Editorial: Market Medicine Needs to be Accountable In an accompanying editorial in this week's JAMA, Linda Emanuel, M.D., Ph.D., from the Ethics Institute, AMA, Chicago, Ill., writes that new structures for maintaining professional standards may not be necessary. "...it is more to the point to redirect existing structures [AMA, the Joint Commission on Accreditation of Healthcare Organizations, the National Committee for Quality Assurance with its Healthcare Employer Data Information Set] to suit the specific standard-setting needs of current commercialism. Indeed, appropriate new awareness of and commitment to using a refocused professional map have emerged in the last few years. New programs and initiatives have emerged in many existing organizations for the purposes of maintaining physician and service organization standards."

Concerning the issue of ethics, "the Ethics Institute of the AMA plans to create this kind of accountability on ethics standards.

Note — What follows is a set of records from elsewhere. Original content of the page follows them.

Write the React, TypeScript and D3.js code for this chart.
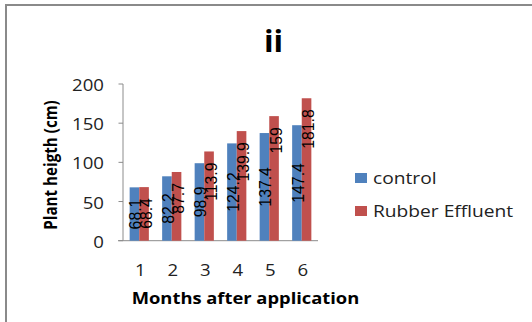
import React from "react";
import * as d3 from "d3";

const months = ["1", "2", "3", "4", "5", "6"];
const control = [68.1, 82.2, 98.9, 124.2, 137.4, 147.4];
const rubber = [68.4, 87.7, 113.9, 139.9, 159, 181.8];
const yTicks = [0, 50, 100, 150, 200];
const seriesNames = ["control", "Rubber Effluent"];
const colors = ["#4F81BD", "#C0504D"];

const W = 532;
const H = 322;
const SX = 1.2;
const FONT = "'Open Sans', sans-serif";
const LABEL_FONT = "'Liberation Sans', Arial, sans-serif";

export default function App() {
  const x = d3.scaleBand<string>().domain(months).range([123, 318]).paddingInner(0).paddingOuter(0);
  const y = d3.scaleLinear().domain([0, 200]).range([240.7, 84]);
  const barW = 9.6;

  const series = [control, rubber];

  return (
    <svg width={W} height={H} style={{ position: "absolute", left: 0, top: 0, background: "#fff" }}>
      <rect x={6} y={5} width={560} height={340} fill="#fff" stroke="#8a8a8a" strokeWidth={2} />
      <text
        transform={`translate(273.5,52) scale(1.05,1)`}
        textAnchor="middle"
        fontFamily={FONT}
        fontWeight="bold"
        fontSize={30}
        fill="#000"
      >
        ii
      </text>

      {/* axes */}
      <line x1={123} x2={123} y1={y(200)} y2={y(0)} stroke="#8c8c8c" strokeWidth={1} />
      <line x1={118} x2={318} y1={y(0)} y2={y(0)} stroke="#8c8c8c" strokeWidth={1} />
      {yTicks.map((t) => (
        <g key={t}>
          <line x1={118.5} x2={123} y1={y(t)} y2={y(t)} stroke="#8c8c8c" strokeWidth={1} />
          <text
            transform={`translate(104,${y(t) + 7}) scale(${SX},1)`}
            textAnchor="end"
            fontFamily={FONT}
            fontSize={15.5}
            fill="#222"
          >
            {t}
          </text>
        </g>
      ))}

      {/* bars */}
      {series.map((vals, si) =>
        vals.map((v, i) => {
          const cx = (x(months[i]) as number) + x.bandwidth() / 2;
          const bx = si === 0 ? cx - barW : cx;
          return (
            <rect key={`${si}-${i}`} x={bx} y={y(v)} width={barW} height={y(0) - y(v)} fill={colors[si]} />
          );
        })
      )}

      {/* data labels */}
      {series.map((vals, si) =>
        vals.map((v, i) => {
          const cx = (x(months[i]) as number) + x.bandwidth() / 2;
          const lx = si === 0 ? cx - barW / 2 + 0.5 : cx + barW / 2 + 1.5;
          const ly = si === 0 ? (y(v) + y(0)) / 2 : y(v) + 11;
          return (
            <text
              key={`l-${si}-${i}`}
              transform={`translate(${lx},${ly}) scale(1.08,1) rotate(-90)`}
              textAnchor={si === 0 ? "middle" : "end"}
              dy="0.36em"
              fontFamily={LABEL_FONT}
              fontSize={15.8}
              fill="#000"
            >
              {String(v)}
            </text>
          );
        })
      )}

      {/* x tick labels */}
      {months.map((m) => (
        <text
          key={m}
          transform={`translate(${(x(m) as number) + x.bandwidth() / 2 + 1},275.5) scale(${SX},1)`}
          textAnchor="middle"
          fontFamily={FONT}
          fontSize={15.5}
          fill="#222"
        >
          {m}
        </text>
      ))}

      {/* axis titles */}
      <text
        transform={`translate(245.5,303.7) scale(${SX},1)`}
        textAnchor="middle"
        fontFamily={FONT}
        fontWeight="bold"
        fontSize={15.3}
        fill="#000"
      >
        Months after application
      </text>
      <text
        transform={`translate(56.5,165) scale(${SX},1) rotate(-90)`}
        textAnchor="middle"
        fontFamily={FONT}
        fontWeight="bold"
        fontSize={15.2}
        fill="#000"
      >
        Plant heigth (cm)
      </text>

      {/* legend */}
      {seriesNames.map((name, i) => (
        <g key={name}>
          <rect x={355} y={173 + i * 33} width={12} height={10} fill={colors[i]} />
          <text
            transform={`translate(373,${184 + i * 33}) scale(${SX},1)`}
            fontFamily={FONT}
            fontSize={16}
            fill="#222"
          >
            {name}
          </text>
        </g>
      ))}
    </svg>
  );
}
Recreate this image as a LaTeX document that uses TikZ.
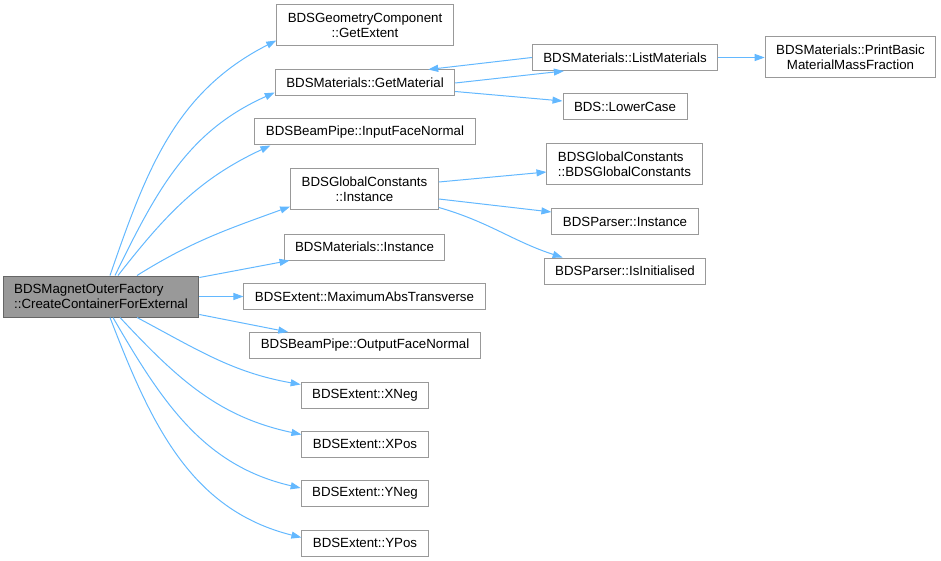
\documentclass[tikz,border=0pt]{standalone}
\usepackage{fontspec}
\setmainfont{Liberation Sans}
\usepackage{xcolor}
\usepackage{tikz}
\usetikzlibrary{arrows.meta}
\definecolor{edgeblue}{HTML}{63B8FF}
\definecolor{boxgrey}{HTML}{999999}
\definecolor{maingrey}{HTML}{999999}
\definecolor{mainline}{HTML}{666666}
\tikzstyle{func} = [rectangle, minimum height=26pt, inner xsep=11pt, inner ysep=2pt, align=center, draw=boxgrey, line width=1pt, fill=white, font=\fontsize{13.3}{15}\selectfont]
\tikzstyle{functwo} = [func, minimum height=41pt]
\tikzstyle{caller} = [functwo, align=left, draw=mainline, fill=maingrey]
\tikzstyle{arrow} = [draw=edgeblue, line width=1pt, -{Triangle[length=10pt,width=7pt]}]

\begin{document}
\begin{tikzpicture}[x=1pt, y=-1pt]
            \useasboundingbox (0,0) rectangle (941,561);
            \node (main) [caller] at (101,296.5) {BDSMagnetOuterFactory\\::CreateContainerForExternal};
            \node (getext) [functwo] at (365,25.5) {BDSGeometryComponent\\::GetExtent};
            \node (getmat) [func] at (365,83) {BDSMaterials::GetMaterial};
            \node (infn) [func] at (365,132) {BDSBeamPipe::InputFaceNormal};
            \node (gcinst) [functwo] at (364.5,189.5) {BDSGlobalConstants\\::Instance};
            \node (matinst) [func] at (364.5,247) {BDSMaterials::Instance};
            \node (maxabs) [func] at (364.5,296.5) {BDSExtent::MaximumAbsTransverse};
            \node (outfn) [func] at (365,345.5) {BDSBeamPipe::OutputFaceNormal};
            \node (xneg) [func] at (365,395) {BDSExtent::XNeg};
            \node (xpos) [func] at (365,444) {BDSExtent::XPos};
            \node (yneg) [func] at (365,493.5) {BDSExtent::YNeg};
            \node (ypos) [func] at (365,543) {BDSExtent::YPos};
            \node (listmat) [func] at (625,57.5) {BDSMaterials::ListMaterials};
            \node (lower) [func] at (625,107) {BDS::LowerCase};
            \node (print) [functwo] at (850.5,57.5) {BDSMaterials::PrintBasic\\MaterialMassFraction};
            \node (gcgc) [functwo, align=left] at (624.5,164.5) {BDSGlobalConstants\\::BDSGlobalConstants};
            \node (parinst) [func] at (625,221.5) {BDSParser::Instance};
            \node (isinit) [func] at (625,271) {BDSParser::IsInitialised};

            \draw [arrow] ([xshift=9pt]main.north) to[out=71, in=207] ([yshift=6pt]getext.south west);
            \draw [arrow] ([xshift=14pt]main.north) to[out=64, in=204] ([yshift=4pt]getmat.south west);
            \draw [arrow] ([xshift=17pt]main.north) to[out=52, in=205] ([xshift=16pt]infn.south west);
            \draw [arrow] ([xshift=36pt]main.north) to[out=32, in=200] ([yshift=4pt]gcinst.south west);
            \draw [arrow] ([yshift=-2pt]main.north east) -- ([xshift=6pt]matinst.south west);
            \draw [arrow] (main.east) -- (maxabs.west);
            \draw [arrow] ([yshift=3pt]main.south east) -- ([xshift=39pt]outfn.north west);
            \draw [arrow] ([xshift=36pt]main.south) to[out=-28, in=170] ([yshift=-3pt]xneg.north west);
            \draw [arrow] ([xshift=19pt]main.south) to[out=-47, in=168] ([yshift=-4pt]xpos.north west);
            \draw [arrow] ([xshift=12pt]main.south) to[out=-60, in=167] ([yshift=-8pt]yneg.north west);
            \draw [arrow] ([xshift=9pt]main.south) to[out=-69, in=166] ([yshift=-8pt]ypos.north west);
            \draw [arrow] (getmat.east) -- ([xshift=32pt]listmat.south west);
            \draw [arrow] (listmat.west) -- ([xshift=-27pt]getmat.north east);
            \draw [arrow] ([yshift=5pt]getmat.south east) -- ([yshift=6pt]lower.west);
            \draw [arrow] (listmat.east) -- (print.west);
            \draw [arrow] ([yshift=7.5pt]gcinst.east) -- ([yshift=-7.5pt]gcgc.west);
            \draw [arrow] ([yshift=-9.5pt]gcinst.east) -- ([yshift=9.5pt]parinst.west);
            \draw [arrow] ([yshift=3pt]gcinst.south east) to[out=-16, in=162] ([xshift=19pt]isinit.north west);
        \end{tikzpicture}
\end{document}
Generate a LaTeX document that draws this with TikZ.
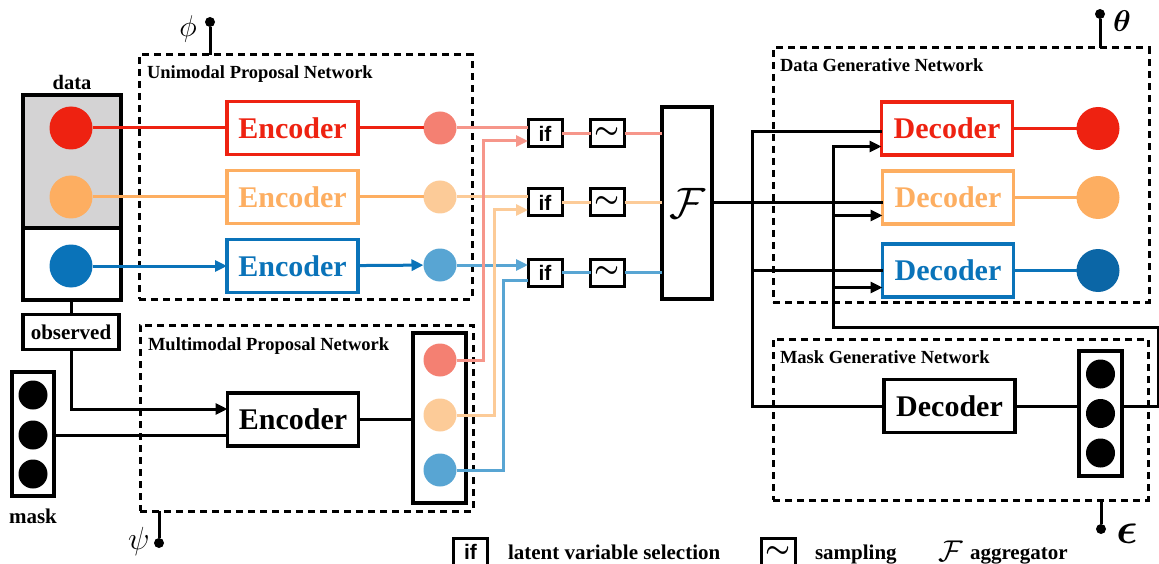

It will establish a database on health delivery organizations, based primarily but not exclusively on physician survey assessments, to evaluate how well organizations permit the upholding of and nurturing of previously identified professional and ethical standards of practice ... This program essentially uses market tools, leveraging the powerful effect of reputation for ethical or unethical conduct, to insist on professional standards no matter how aggressively commercial the business setting."

Dr. Emanuel continues: "... unless investors in medical business can be held accountable for promoting medical professional standards, managers will always have an imbalanced motive to give priority to investment returns. Novel approaches to making investors accountable for permitting professional standards are called for. Report cards are not applicable to investors, but states could be periodically evaluated by the profession on relevant regulations."

Dr. Emanuel concludes: "Professionalism requires restraints on profit-seeking activities, both as a moral matter and as a pragmatic one. The marriage of medicine with business is not optional. It is, for better or for worse, necessary. It is only a question of how constructively or destructively the two coexist, and some moderation in profit motive is a precondition for a constructive long-term partnership with medicine."